Hardy’s Wading Hypothesis
The idea of a wading-origin for bipedalism is not new. 41 years and 5 months ago the eminent marine biologist, Sir Alister Hardy FRS, writing in these pages in fact (New Scientist 1960), first publicly suggested that bipedalism may have originated in apes adapted to a water-side habitat. Water, he argued, would have provided the perfect place for bipedalism to have evolved.
Sir Alister Hardy FRS, the originator of the wading-origins model for bipedalism
The idea certainly makes perfect sense from a theoretical point of view. Natural selection predicts that traits evolve to maximize the reproductive success of the individual. This can work either directly or indirectly via kin selection. However, adaptations which offer an immediate, life-or-death survival benefit to an individual must, logically, be ranked as more significant than more subtle ones which may give milder benefit to others later. It is difficult to conceive of a more clear-cut survival benefit for an upright posture than exists in waist deep water. If an ape wades quadrupedally, its face is below the surface and it drowns. If it wades bipedally its not and it lives. Genes that code for upright posture are thus likely to thrive in apes living in water-side niches.
None of the specialists in the field have taken Hardy's idea very seriously, however. Perhaps it was because he wasn’t a paleoanthropologist, perhaps it was because he did not provide any new evidence - just a re-interpretation of old or perhaps the timing was just wrong. In 1960 most in the field had almost the exact opposite niche in mind for early hominids, namely the African savannah.
However, since then a great deal of fossil evidence has emerged of earlier bipeds that lived when Africa was not so dry and in places that were heavily forested and predominantly wet. It is hard to justify its omission from the debate today. One has to ask: If it has never even been studied, on what basis has the idea been dismissed? Somebody’s hunch? Whatever it is, it's not science.
I first learned about Hardy's idea from Elaine Morgan's beautifully written and inspirational books about the aquatic ape hypothesis. What she argued seemed to make sense to me and yet there was not even a whisper about it in the official texts.
Elaine Morgan, author of several inspirational aquatic ape books
I was so determined to find out why academics had dismissed the idea that I went back to university, to UCL, to do a masters degree in human evolution. I was surprised and disappointed to find that the subject was simply not on the agenda. When I raised the question with my tutor she said it was the fault of those who had proposed the idea. They had not put it forward in a strictly scientific way. Someone should make some predictions about the hypothesis and then test them, she said. So I decided to do so myself. (My MSc thesis - so sky blue bar above for download options)
Apes Wade Bipedally
Precious little work had been done studying extant ape behaviour in water as they have always been considered to be rather hydrophobic. However, recent observations of western lowland gorillas at the swamps of Mbeli Bai have started to change this image. In fact, digging around the literature reveals that all four species have been observed to go into water when the need arises and, when they do, it is usually bipedally.

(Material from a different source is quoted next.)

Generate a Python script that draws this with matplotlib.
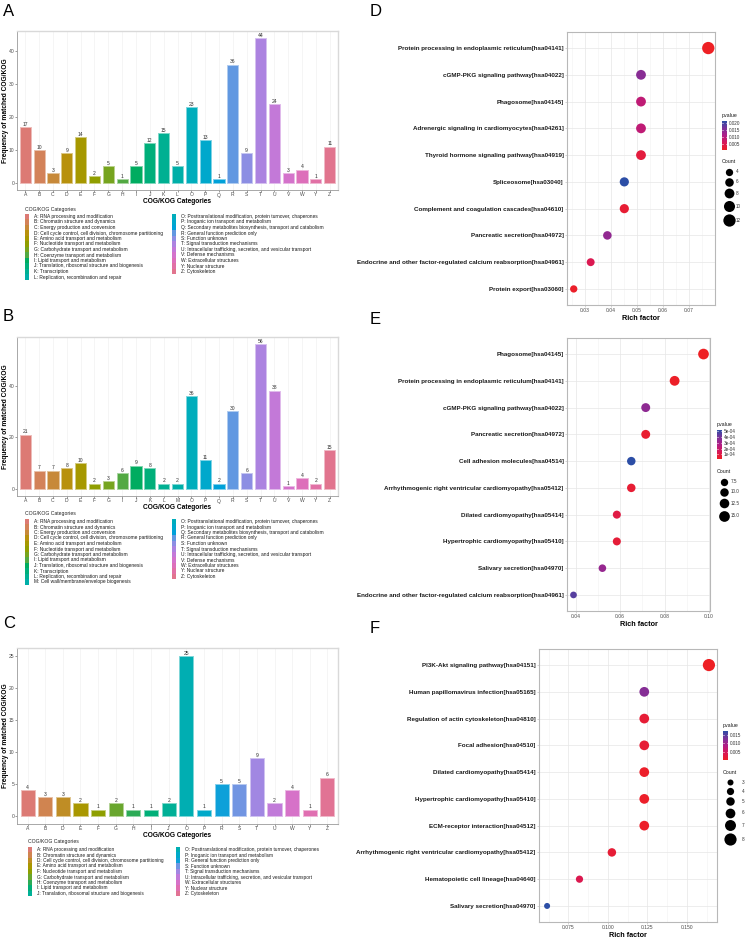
import matplotlib
matplotlib.use('Agg')
import matplotlib.pyplot as plt
import numpy as np
from matplotlib.colors import LinearSegmentedColormap, Normalize, to_rgb
from matplotlib.patches import Rectangle
from matplotlib.colorbar import ColorbarBase
from matplotlib.ticker import AutoMinorLocator, FormatStrFormatter

plt.rcParams['font.family'] = ['Liberation Sans', 'DejaVu Sans']

W, H = 748, 939

# --- COG/KOG category names ---
cog_desc = {
    'A': 'RNA processing and modification',
    'B': 'Chromatin structure and dynamics',
    'C': 'Energy production and conversion',
    'D': 'Cell cycle control, cell division, chromosome partitioning',
    'E': 'Amino acid transport and metabolism',
    'F': 'Nucleotide transport and metabolism',
    'G': 'Carbohydrate transport and metabolism',
    'H': 'Coenzyme transport and metabolism',
    'I': 'Lipid transport and metabolism',
    'J': 'Translation, ribosomal structure and biogenesis',
    'K': 'Transcription',
    'L': 'Replication, recombination and repair',
    'M': 'Cell wall/membrane/envelope biogenesis',
    'O': 'Posttranslational modification, protein turnover, chaperones',
    'P': 'Inoganic ion transport and metabolism',
    'Q': 'Secondary metabolites biosynthesis, transport and catabolism',
    'R': 'General function prediction only',
    'S': 'Function unknown',
    'T': 'Signal transduction mechanisms',
    'U': 'Intracellular trafficking, secretion, and vesicular transport',
    'V': 'Defense mechanisms',
    'W': 'Extracellular structures',
    'Y': 'Nuclear structure',
    'Z': 'Cytoskeleton',
}

# --- panel A ---
cats_a = ['A', 'B', 'C', 'D', 'E', 'F', 'G', 'H', 'I', 'J', 'K', 'L', 'O', 'P', 'Q', 'R', 'S', 'T', 'U', 'V', 'W', 'Y', 'Z']
vals_a = [17, 10, 3, 9, 14, 2, 5, 1, 5, 12, 15, 5, 23, 13, 1, 36, 9, 44, 24, 3, 4, 1, 11]
yticks_a = [0, 10, 20, 30, 40]

# --- panel B ---
cats_b = ['A', 'B', 'C', 'D', 'E', 'F', 'G', 'I', 'J', 'K', 'L', 'M', 'O', 'P', 'Q', 'R', 'S', 'T', 'U', 'V', 'W', 'Y', 'Z']
vals_b = [21, 7, 7, 8, 10, 2, 3, 6, 9, 8, 2, 2, 36, 11, 2, 30, 6, 56, 38, 1, 4, 2, 15]
yticks_b = [0, 20, 40]

# --- panel C ---
cats_c = ['A', 'B', 'D', 'E', 'F', 'G', 'H', 'I', 'J', 'O', 'P', 'R', 'S', 'T', 'U', 'W', 'Y', 'Z']
vals_c = [4, 3, 3, 2, 1, 2, 1, 1, 2, 25, 1, 5, 5, 9, 2, 4, 1, 6]
yticks_c = [0, 5, 10, 15, 20, 25]

# --- panel D ---
terms_d = ['Protein processing in endoplasmic reticulum[hsa04141]',
           'cGMP-PKG signaling pathway[hsa04022]',
           'Phagosome[hsa04145]',
           'Adrenergic signaling in cardiomyocytes[hsa04261]',
           'Thyroid hormone signaling pathway[hsa04919]',
           'Spliceosome[hsa03040]',
           'Complement and coagulation cascades[hsa04610]',
           'Pancreatic secretion[hsa04972]',
           'Endocrine and other factor-regulated calcium reabsorption[hsa04961]',
           'Protein export[hsa03060]']
rich_d = [0.0774, 0.0516, 0.0516, 0.0516, 0.0516, 0.0452, 0.0452, 0.0387, 0.0323, 0.0258]
count_d = [12, 8, 8, 8, 8, 7, 7, 6, 5, 4]
pval_d = [0.0003, 0.015, 0.009, 0.009, 0.003, 0.0217, 0.002, 0.014, 0.005, 0.001]
xticks_d = [0.03, 0.04, 0.05, 0.06, 0.07]
ptick_d = [0.005, 0.010, 0.015, 0.020]
cbreaks_d = [4, 6, 8, 10, 12]

# --- panel E ---
terms_e = ['Phagosome[hsa04145]',
           'Protein processing in endoplasmic reticulum[hsa04141]',
           'cGMP-PKG signaling pathway[hsa04022]',
           'Pancreatic secretion[hsa04972]',
           'Cell adhesion molecules[hsa04514]',
           'Arrhythmogenic right ventricular cardiomyopathy[hsa05412]',
           'Dilated cardiomyopathy[hsa05414]',
           'Hypertrophic cardiomyopathy[hsa05410]',
           'Salivary secretion[hsa04970]',
           'Endocrine and other factor-regulated calcium reabsorption[hsa04961]']
rich_e = [0.0975, 0.0845, 0.0715, 0.0715, 0.0650, 0.0650, 0.0585, 0.0585, 0.0520, 0.0390]
count_e = [15, 13, 11, 11, 10, 10, 9, 9, 8, 6]
pval_e = [0.00002, 0.00003, 0.00035, 0.00005, 0.00052, 0.00006, 0.0001, 0.00007, 0.00033, 0.00045]
xticks_e = [0.04, 0.06, 0.08, 0.10]
ptick_e = [0.0001, 0.0002, 0.0003, 0.0004, 0.0005]
cbreaks_e = [7.5, 10.0, 12.5, 15.0]

# --- panel F ---
terms_f = ['PI3K-Akt signaling pathway[hsa04151]',
           'Human papillomavirus infection[hsa05165]',
           'Regulation of actin cytoskeleton[hsa04810]',
           'Focal adhesion[hsa04510]',
           'Dilated cardiomyopathy[hsa05414]',
           'Hypertrophic cardiomyopathy[hsa05410]',
           'ECM-receptor interaction[hsa04512]',
           'Arrhythmogenic right ventricular cardiomyopathy[hsa05412]',
           'Hematopoietic cell lineage[hsa04640]',
           'Salivary secretion[hsa04970]']
rich_f = [0.1639, 0.1230, 0.1230, 0.1230, 0.1230, 0.1230, 0.1230, 0.1025, 0.0820, 0.0615]
count_f = [8, 6, 6, 6, 6, 6, 6, 5, 4, 3]
pval_f = [0.0005, 0.012, 0.002, 0.002, 0.001, 0.001, 0.001, 0.002, 0.004, 0.017]
xticks_f = [0.075, 0.100, 0.125, 0.150]
ptick_f = [0.005, 0.010, 0.015]
cbreaks_f = [3, 4, 5, 6, 7, 8]

pv_cmap = LinearSegmentedColormap.from_list(
    'pv', ['#EE2024', '#D81857', '#B01D86', '#7A3299', '#2C4EA6'])

fig = plt.figure(figsize=(W / 100, H / 100), dpi=100)


def px_axes(l, t, r, b):
    return fig.add_axes([l / W, 1 - b / H, (r - l) / W, (b - t) / H])


def hue_pal(n, c=72, l=62):
    """ggplot2-like hue palette (HCL -> sRGB), a bit muted like the original."""
    M = np.array([[3.2406, -1.5372, -0.4986],
                  [-0.9689, 1.8758, 0.0415],
                  [0.0557, -0.2040, 1.0570]])
    Xn, Yn, Zn = 0.95047, 1.0, 1.08883
    un = 4 * Xn / (Xn + 15 * Yn + 3 * Zn)
    vn = 9 * Yn / (Xn + 15 * Yn + 3 * Zn)
    out = []
    for h in np.linspace(15, 375, n + 1)[:-1]:
        hr = np.deg2rad(h)
        u, v = c * np.cos(hr), c * np.sin(hr)
        Y = ((l + 16) / 116) ** 3
        up = u / (13 * l) + un
        vp = v / (13 * l) + vn
        X = 9 * Y * up / (4 * vp)
        Z = (12 - 3 * up - 20 * vp) * Y / (4 * vp)
        lin = M @ np.array([X, Y, Z])
        rgb = np.where(lin <= 0.0031308, 12.92 * lin, 1.055 * np.clip(lin, 0, None) ** (1 / 2.4) - 0.055)
        out.append(tuple(np.clip(rgb, 0, 1)))
    return out


def lighten(col, amt):
    r = np.array(to_rgb(col))
    return tuple(r + (1 - r) * amt)


def draw_cog(letter, letter_y, box, cats, vals, yticks, leg_x, leg_y, col2_x, leg_fs):
    l, t, r, b = box
    fig.text(3 / W, 1 - letter_y / H, letter, fontsize=12, va='top', ha='left')
    ax = px_axes(*box)
    n = len(cats)
    cols = hue_pal(n)
    xs = np.arange(n)
    ax.bar(xs, vals, width=0.8, color=cols,
           edgecolor=[lighten(c, 0.5) for c in cols], linewidth=0.7, zorder=2)
    for xi, v in zip(xs, vals):
        ax.annotate(str(v), (xi, v), xytext=(0, 0.2), textcoords='offset points',
                    ha='center', va='bottom', fontsize=3.6, color='#333333')
    top = max(vals)
    ax.set_xlim(-0.6, n - 0.4)
    ax.set_ylim(-0.05 * top, 1.05 * top)
    ax.set_xticks(xs)
    ax.set_xticklabels(cats)
    ax.set_yticks(yticks)
    ax.tick_params(labelsize=3.6, colors='#4d4d4d', length=1.2, width=0.4, pad=0.6)
    ax.grid(axis='x', color='#f2f2f2', lw=0.5)
    ax.set_axisbelow(True)
    for side in ['top', 'right']:
        ax.spines[side].set_color('#d9d9d9')
        ax.spines[side].set_linewidth(1.0)
    for side in ['left', 'bottom']:
        ax.spines[side].set_color('#9a9a9a')
        ax.spines[side].set_linewidth(0.6)
    ax.set_xlabel('COG/KOG Categories', fontsize=4.8, fontweight='bold', labelpad=0.5)
    fig.text(5.5 / W, 1 - (t + b) / 2 / H, 'Frequency of matched COG/KOG', rotation=90,
             ha='center', va='center', fontsize=4.8, fontweight='bold')

    # legend
    fig.text(leg_x / W, 1 - leg_y / H, 'COG/KOG Categories', fontsize=3.7,
             va='center', color='#222222')
    half = int(np.ceil(n / 2))
    step = 5.5
    for i, (c, col) in enumerate(zip(cats, cols)):
        colno, row = divmod(i, half)
        kx = leg_x if colno == 0 else col2_x
        ky = leg_y + 7.5 + row * step
        fig.patches.append(Rectangle((kx / W, 1 - (ky + step / 2) / H), 4 / W, step / H,
                                     transform=fig.transFigure, facecolor=col, edgecolor='none'))
        fig.text((kx + 9) / W, 1 - ky / H, f'{c}: {cog_desc[c]}', fontsize=leg_fs,
                 va='center', color='#1a1a1a')
    return ax


def draw_enrich(letter, letter_y, box, terms, rich, counts, pvals, xticks, xfmt,
                diam, cbar_box, pticks, pfmt, cbreaks, count_title_y, dot_x, lab_x):
    l, t, r, b = box
    fig.text(370 / W, 1 - letter_y / H, letter, fontsize=12, va='top', ha='left')
    ax = px_axes(*box)
    n = len(terms)
    ys = np.arange(n)[::-1]
    cmin, cmax = min(counts), max(counts)

    def msize(c):
        d = np.interp(c, [cmin, cmax], diam)
        return (d * 0.72) ** 2

    norm = Normalize(min(pvals), max(pvals))
    ax.scatter(rich, ys, s=[msize(c) for c in counts], c=pvals, cmap=pv_cmap, norm=norm,
               linewidths=0, zorder=3)
    lo, hi = min(rich), max(rich)
    pad = 0.05 * (hi - lo)
    ax.set_xlim(lo - pad, hi + pad)
    ax.set_ylim(-0.6, n - 0.4)
    ax.set_yticks(ys)
    ax.set_yticklabels(terms, fontweight='bold', fontsize=4.5, color='#1a1a1a')
    ax.set_xticks(xticks)
    ax.xaxis.set_major_formatter(FormatStrFormatter(xfmt))
    ax.xaxis.set_minor_locator(AutoMinorLocator(2))
    ax.tick_params(axis='x', labelsize=3.6, colors='#4d4d4d', length=1.5, width=0.4, pad=1)
    ax.tick_params(axis='y', length=1.5, width=0.4, color='#b3b3b3', pad=1)
    ax.tick_params(axis='x', which='minor', length=0)
    ax.tick_params(axis='x', color='#b3b3b3')
    ax.grid(which='major', color='#e6e6e6', lw=0.5)
    ax.grid(which='minor', axis='x', color='#f2f2f2', lw=0.4)
    ax.set_axisbelow(True)
    for s in ax.spines.values():
        s.set_color('#b8b8b8')
        s.set_linewidth(0.8)
    ax.set_xlabel('Rich factor', fontsize=5.2, fontweight='bold', labelpad=1)

    # colour bar
    cl, ct, cr, cb = cbar_box
    fig.text(cl / W, 1 - (ct - 5.5) / H, 'pvalue', fontsize=3.8, va='center', color='#1a1a1a')
    cax = px_axes(*cbar_box)
    cbar = ColorbarBase(cax, cmap=pv_cmap, norm=norm, orientation='vertical')
    cbar.outline.set_visible(False)
    cbar.set_ticks(pticks)
    cbar.set_ticklabels([pfmt(p) for p in pticks])
    cax.tick_params(length=0, labelsize=3.3, pad=1.5, colors='#333333')
    for p in pticks:
        cax.plot([0, 0.2], [p, p], color='white', lw=0.4, transform=cax.get_yaxis_transform())
        cax.plot([0.8, 1], [p, p], color='white', lw=0.4, transform=cax.get_yaxis_transform())

    # count legend
    fig.text(cl / W, 1 - count_title_y / H, 'Count', fontsize=3.8, va='center', color='#1a1a1a')
    yy = None
    prev = None
    for c in cbreaks:
        d = np.interp(c, [cmin, cmax], diam)
        yy = count_title_y + 10 if yy is None else yy + (prev + d) / 2 + 2.3
        prev = d
        ax.scatter([dot_x / W], [1 - yy / H], s=msize(c), color='black', linewidths=0,
                   transform=fig.transFigure, clip_on=False)
        lab = f'{c:.1f}' if isinstance(c, float) else str(c)
        fig.text(lab_x / W, 1 - yy / H, lab, fontsize=3.3, va='center', color='#333333')
    return ax


draw_cog('A', 4, (17, 31, 338, 190), cats_a, vals_a, yticks_a, 25, 209, 172, 3.5)
draw_cog('B', 309, (17, 337, 338, 496), cats_b, vals_b, yticks_b, 25, 514, 172, 3.5)
draw_cog('C', 616, (17, 648, 338, 824), cats_c, vals_c, yticks_c, 28, 842, 176, 3.4)

fmt3 = lambda p: f'{p:.3f}'
fmte = lambda p: f'{p:.0e}'
draw_enrich('D', 4, (567, 32, 715, 305), terms_d, rich_d, count_d, pval_d, xticks_d, '%.2f',
            (7.3, 12.3), (722, 121, 727, 150), ptick_d, fmt3, cbreaks_d, 161.7, 728.5, 736)
draw_enrich('E', 312, (567, 338, 710, 611), terms_e, rich_e, count_e, pval_e, xticks_e, '%.2f',
            (6.7, 10.7), (717, 430, 722, 459), ptick_e, fmte, cbreaks_e, 471.7, 724, 731)
draw_enrich('F', 621, (539, 649, 717, 922), terms_f, rich_f, count_f, pval_f, xticks_f, '%.3f',
            (6.0, 12.2), (723, 731, 728, 760), ptick_f, fmt3, cbreaks_f, 772.3, 730, 741.5)

fig.savefig('out.png', dpi=100)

Western lowland gorilla at Mbeli Bai. Orang-utans, chimpanzees and bonobos have all been observed wading bipedally like this.
I carried out a new empirical study of captive bonobos’ bipedal time at the wildlife park at Planckendael near Brussels in different substrates. I found that whilst they were bipedal only 2% of the time on land, the figure rose to over 90% when in water.
Level of bipedality in captive bonobos in different substrates.
Bonobos were filmed with a video camera and the amount of time (in seconds) spent in a supported (where upper arms are used for balance) or unsupported bipedalism was calculated as an estimate of the time spent in that substrate.